PHILADELPHIA — Trea Turner’s hamstring strain, Rob Thomson knew, would create a cascade of decisions for the manager.
The first tough one came Monday with Thomson uprooting Gold Glove finalist second baseman Bryson Stott to play shortstop. A second will arrive Tuesday when J.T. Realmuto, promoted to Turner’s No. 2 spot in the batting order, will get his first day off since the injury.
But looming behind all of it is another question that so far the MLB-leading Phillies have dodged: How long can they wait on Nick Castellanos to get right?
If Castellanos was carrying anything above the .185 average he toted into Monday’s series finale with the Giants, he’d be the logical option at No. 2. Alec Bohm has been so effective in the cleanup spot that Thomson won’t budge the third baseman. Kyle Schwarber and Bryce Harper entrenched in the first and third spots, respectively, made Turner such a great fit and makes right-handed hitting mandatory.
The form of Turner and Bohm has allowed the Phillies to withstand Castellanos’ wretched start. But half of that safety net is gone, making it tougher to afford a $20 million player hitting like a fringe big leaguer.
Monday offered a look at how long a lineup with a hot Castellanos can look.
Batting sixth, he reached base four times, including the RBI double that chased San Francisco starter Mason Black in the fifth inning of a 6-1 win over the Giants. He also walked twice, scoring the first run of the game in the fourth on Whit Merrifield’s single after working a free pass with two outs and none on.

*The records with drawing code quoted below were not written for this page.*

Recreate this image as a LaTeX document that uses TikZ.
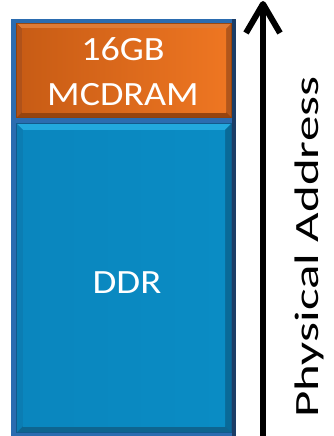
\documentclass[tikz,border=0pt]{standalone}
\usepackage{fontspec}
\setmainfont{Carlito}
\usetikzlibrary{arrows.meta}

% frame and bevel colours
\definecolor{frameblue}{HTML}{2B6CB0}
\definecolor{framedark}{HTML}{1C3D66}
\definecolor{orEdge}{HTML}{8E420D}
\definecolor{orTop}{HTML}{DE7B36}
\definecolor{orBot}{HTML}{96440F}
\definecolor{orLeft}{HTML}{B0521A}
\definecolor{orRight}{HTML}{B2561B}
\definecolor{orFaceL}{HTML}{C85C15}
\definecolor{orFaceR}{HTML}{EE7622}
\definecolor{ddEdge}{HTML}{125A8C}
\definecolor{ddTop}{HTML}{22A8DE}
\definecolor{ddBot}{HTML}{0E6590}
\definecolor{ddLeft}{HTML}{0B7DB3}
\definecolor{ddRight}{HTML}{096A98}
\definecolor{ddFaceL}{HTML}{0A86BE}
\definecolor{ddFaceR}{HTML}{0A8CC4}

% bevelled box: colour prefix, x1, y1, x2, y2, bevel width
\newcommand\bevelbox[6]{%
  \fill[#1Edge] (#2,#3) rectangle (#4,#5);
  \fill[#1Top]   (#2+1,#3+1) -- (#4-1,#3+1) -- (#4-1-#6,#3+1+#6) -- (#2+1+#6,#3+1+#6) -- cycle;
  \fill[#1Bot]   (#2+1,#5-1) -- (#4-1,#5-1) -- (#4-1-#6,#5-1-#6) -- (#2+1+#6,#5-1-#6) -- cycle;
  \fill[#1Left]  (#2+1,#3+1) -- (#2+1+#6,#3+1+#6) -- (#2+1+#6,#5-1-#6) -- (#2+1,#5-1) -- cycle;
  \fill[#1Right] (#4-1,#3+1) -- (#4-1-#6,#3+1+#6) -- (#4-1-#6,#5-1-#6) -- (#4-1,#5-1) -- cycle;
  \shade[left color=#1FaceL, right color=#1FaceR] (#2+1+#6,#3+1+#6) rectangle (#4-1-#6,#5-1-#6);
}

\tikzset{
  boxtext/.style={text=white, font=\fontsize{34}{34}\selectfont, inner sep=0pt},
  axislabel/.style={text=black, font=\fontsize{34}{34}\selectfont, inner sep=0pt, rotate=90, anchor=base},
  addrarrow/.style={line width=6pt, line cap=butt, line join=round, draw=black}
}

\begin{document}
\begin{tikzpicture}[x=1pt, y=-1pt]
  \path[use as bounding box] (0,0) rectangle (333,436);

  % outer frame
  \fill[frameblue] (11,19) rectangle (236,436);
  \fill[framedark] (232,19) rectangle (236,436);

  % memory regions
  \bevelbox{or}{16}{23}{232}{118}{5}
  \bevelbox{dd}{16}{123}{232}{433}{6}

  \node[boxtext] (mcsize) at (123,49) {\scalebox{1.12}[1]{16GB}};
  \node[boxtext] (mcname) at (123,95) {\scalebox{1.12}[1]{MCDRAM}};
  \node[boxtext] (ddr) at (127,283) {\scalebox{1.14}[1]{DDR}};

  % physical address axis
  \coordinate (abot) at (263,436);
  \coordinate (atop) at (263,4);
  \coordinate (lbarb) at (246,33);
  \coordinate (rbarb) at (280,33);
  \draw[addrarrow] (abot) -- (atop);
  \draw[addrarrow] (lbarb) -- (atop) -- (rbarb);

  \node[axislabel] (axis) at (318,247) {\scalebox{1.5}[1]{Physical Address}};
\end{tikzpicture}
\end{document}
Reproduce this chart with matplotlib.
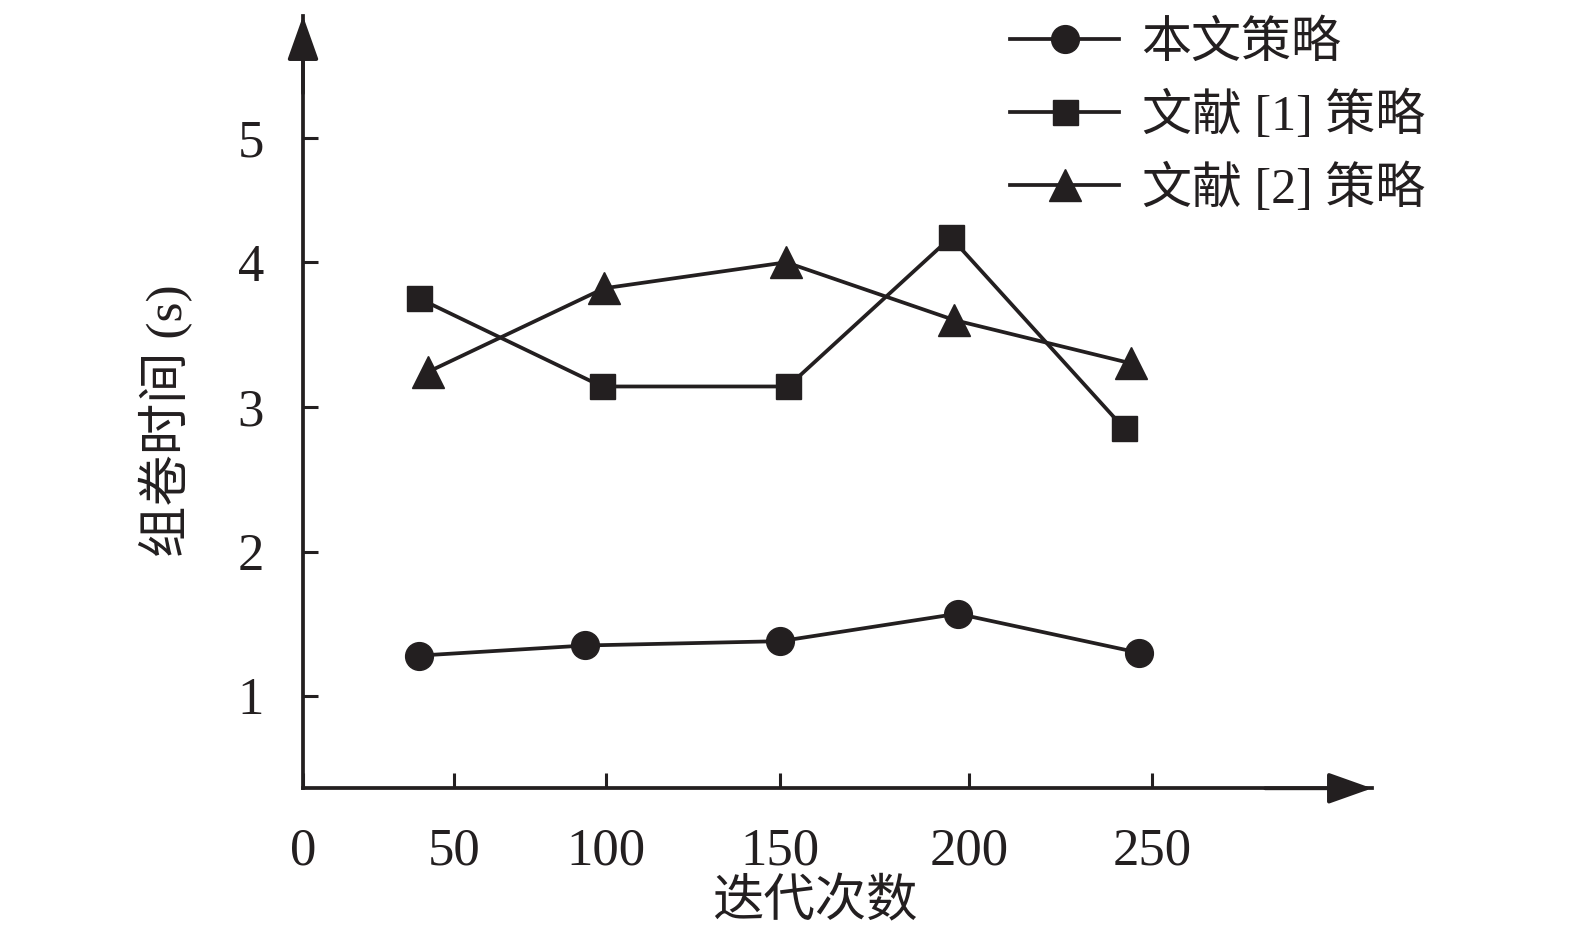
import numpy as np
import matplotlib
matplotlib.use("Agg")
import matplotlib.pyplot as plt

# data
x_ours = [38.5, 93.1, 150.1, 197.0, 246.4]
y_ours = [1.28, 1.35, 1.38, 1.57, 1.30]
x_ref1 = [38.4, 98.7, 152.1, 195.2, 242.4]
y_ref1 = [3.75, 3.14, 3.14, 4.20, 2.85]
x_ref2 = [41.3, 99.4, 151.6, 196.1, 244.3]
y_ref2 = [3.24, 3.82, 4.00, 3.60, 3.30]

labels = ["本文策略", "文献 [1] 策略", "文献 [2] 策略"]
x_ticks = [0, 50, 100, 150, 200, 250]
y_ticks = [1, 2, 3, 4, 5]

# the original axes are not evenly spaced, so use piecewise-linear scales
x_scale_vals = [0, 50, 100, 150, 200, 250]
x_scale_pos = [0, 151, 303, 477, 666, 849]
y_scale_vals = [1, 2, 3, 4, 5]
y_scale_pos = [92.3, 236.6, 381.6, 526.0, 650.6]


def piecewise(vals, pos):
    vals = np.asarray(vals, float)
    pos = np.asarray(pos, float)

    def conv(v, a, b):
        v = np.asarray(v, float)
        out = np.interp(v, a, b)
        lo_slope = (b[1] - b[0]) / (a[1] - a[0])
        hi_slope = (b[-1] - b[-2]) / (a[-1] - a[-2])
        out = np.where(v < a[0], b[0] + (v - a[0]) * lo_slope, out)
        out = np.where(v > a[-1], b[-1] + (v - a[-1]) * hi_slope, out)
        return out

    return (lambda v: conv(v, vals, pos)), (lambda p: conv(p, pos, vals))


plt.rcParams['font.family'] = ['Liberation Serif', 'Noto Sans CJK SC']
col = '#231f20'

W, H = 1575, 949
fig = plt.figure(figsize=(W / 100, H / 100), dpi=100)
ax_l, ax_r, ax_b, ax_t = 303, 1372, 788.3, 16
ax = fig.add_axes([ax_l / W, (H - ax_b) / H, (ax_r - ax_l) / W, (ax_b - ax_t) / H])

fx, ix = piecewise(x_scale_vals, x_scale_pos)
fy, iy = piecewise(y_scale_vals, y_scale_pos)
ax.set_xscale('function', functions=(fx, ix))
ax.set_yscale('function', functions=(fy, iy))
ax.set_xlim(0, float(ix(ax_r - ax_l)))
ax.set_ylim(float(iy(0)), float(iy(ax_b - ax_t)))

lw = 2.7
ax.plot(x_ours, y_ours, color=col, lw=lw, marker='o', ms=20, mec=col, mew=1,
        label=labels[0])
ax.plot(x_ref1, y_ref1, color=col, lw=lw, marker='s', ms=18, mec=col, mew=1,
        label=labels[1])
ax.plot(x_ref2, y_ref2, color=col, lw=lw, marker='^', ms=23, mec=col, mew=1,
        label=labels[2])

ax.set_xticks(x_ticks)
ax.set_xticklabels([str(t) for t in x_ticks])
ax.set_yticks(y_ticks)
ax.set_yticklabels([str(t) for t in y_ticks])
ax.minorticks_off()
ax.tick_params(direction='in', length=10.5, width=2.2, color=col,
               labelsize=38, labelcolor=col)
ax.tick_params(axis='x', pad=28)
ax.tick_params(axis='y', pad=28)

for s in ['top', 'right']:
    ax.spines[s].set_visible(False)
for s in ['left', 'bottom']:
    ax.spines[s].set_linewidth(lw)
    ax.spines[s].set_color(col)

arrow = dict(arrowstyle='-|>,head_length=1.35,head_width=0.48', lw=lw,
             color=col, shrinkA=0, shrinkB=0, mutation_scale=20)
ax.annotate('', xy=(1, 0), xytext=(0.9, 0), xycoords='axes fraction',
            arrowprops=arrow, annotation_clip=False)
ax.annotate('', xy=(0, 1), xytext=(0, 0.9), xycoords='axes fraction',
            arrowprops=arrow, annotation_clip=False)

fig.text(815 / W, 1 - 903 / H, "迭代次数", fontsize=37, color=col,
         ha='center', va='center')
fig.text(166 / W, 1 - 421 / H, "组卷时间 (s)", fontsize=37, color=col,
         ha='center', va='center', rotation=90)

ax.legend(loc='upper left', bbox_to_anchor=(1010 / W, 1 - 21 / H),
          bbox_transform=fig.transFigure, frameon=False, fontsize=36,
          handlelength=2.18, handletextpad=0.45, labelspacing=0.47,
          borderpad=0, borderaxespad=0, labelcolor=col)

fig.savefig("out.png", dpi=100)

Every glimmer of good news at the plate with Castellanos this year has been a false dawn. He was the last qualified hitter in baseball to collect an extra base hit. He hit his first home run in San Diego on April 26, part of a three-game hitting streak, and went 3-for-4 with a game-tying home run against the Angels on April 30 … then struck out four times the next game.
Sunday night brought his hardest-hit ball of the season (111 miles per hour) for a single, his seventh-hardest hit ball since 2015. He struck out the other three times.
“He’s going to strike out,” Thomson said. “But he’s going to get hot, too. He’s a guy that can carry a club like he did for us last year in the playoffs. Just waiting on it.”
Castellanos is doubling down on his bad pitch-selection habits. Among qualified hitters, he has the seventh-highest rate of swinging at pitches outside the zone (40.5 percent), and he makes contact on those pitches at the seventh-lowest rate (40.6 percent).
He’s not making solid contact, with his barrels percentage and hard-hit rate about half of what they were last year.
His walk rate of 7.1, while high for him historically, remains well below league average, leaving little reason for pitchers to challenge Castellanos in the zone. More pitches out of the zone, more chasing … rinse and repeat.
Add it all up and he’s the sixth-most prolific swinger in MLB at 57.9 percent and its fifth-most frequent whiffer (35.5). It might actually be overperformance that he’s only 40th in MLB in strikeout rate.
The void left by Turner’s .343 average won’t be filled by one individual and Castellanos isn’t alone in needing to step up.
Realmuto had three hits Sunday in his first day in the two-hole, then two more Monday. But he’s a perplexing 3-for-30 this year with runners in scoring position.
Normally a solid clutch hitter — he’s got a career .255 average with RISP — he hit just .205 in those situations last year. Four stolen bases Sunday night, against the third different starting catcher in as many days for an injury-riddled Giants unit, shows the Phillies leaning toward opportunism on the base paths.
“It’s tough to lose a player like that, of Trea’s caliber and the type of teammate he is,” Realmuto said. “Hopefully we can play well when he’s gone, keep this pace up and get him healthy.”
Castellanos is obviously capable of carrying an offense. Thomson is fond of saying that he’ll eventually resemble the stats on the back of his baseball card, a promise that only occurred over his first two seasons if you averaged them out.
To the skipper, it’s not a question of if but when, though the when has become more pressing after Turner’s injury.
On this date last year, Castellanos entered hitting .315. He hit .312 into July, then cratered to .226 in the last 76 games of the season. His 2023 postseason — starting 10-for-25 with five homers and seven extra-base hits; finishing 0-for-23 — illustrates the duality that is Castellanos pretty perfectly.
The all-or-nothing tendencies that made Castellanos an eight-figure ballplayer are unlikely to change overnight, and the onus isn’t entirely on him. But Castellanos awakening from his funk is the fastest way to cushioning the blow of Turner’s absence.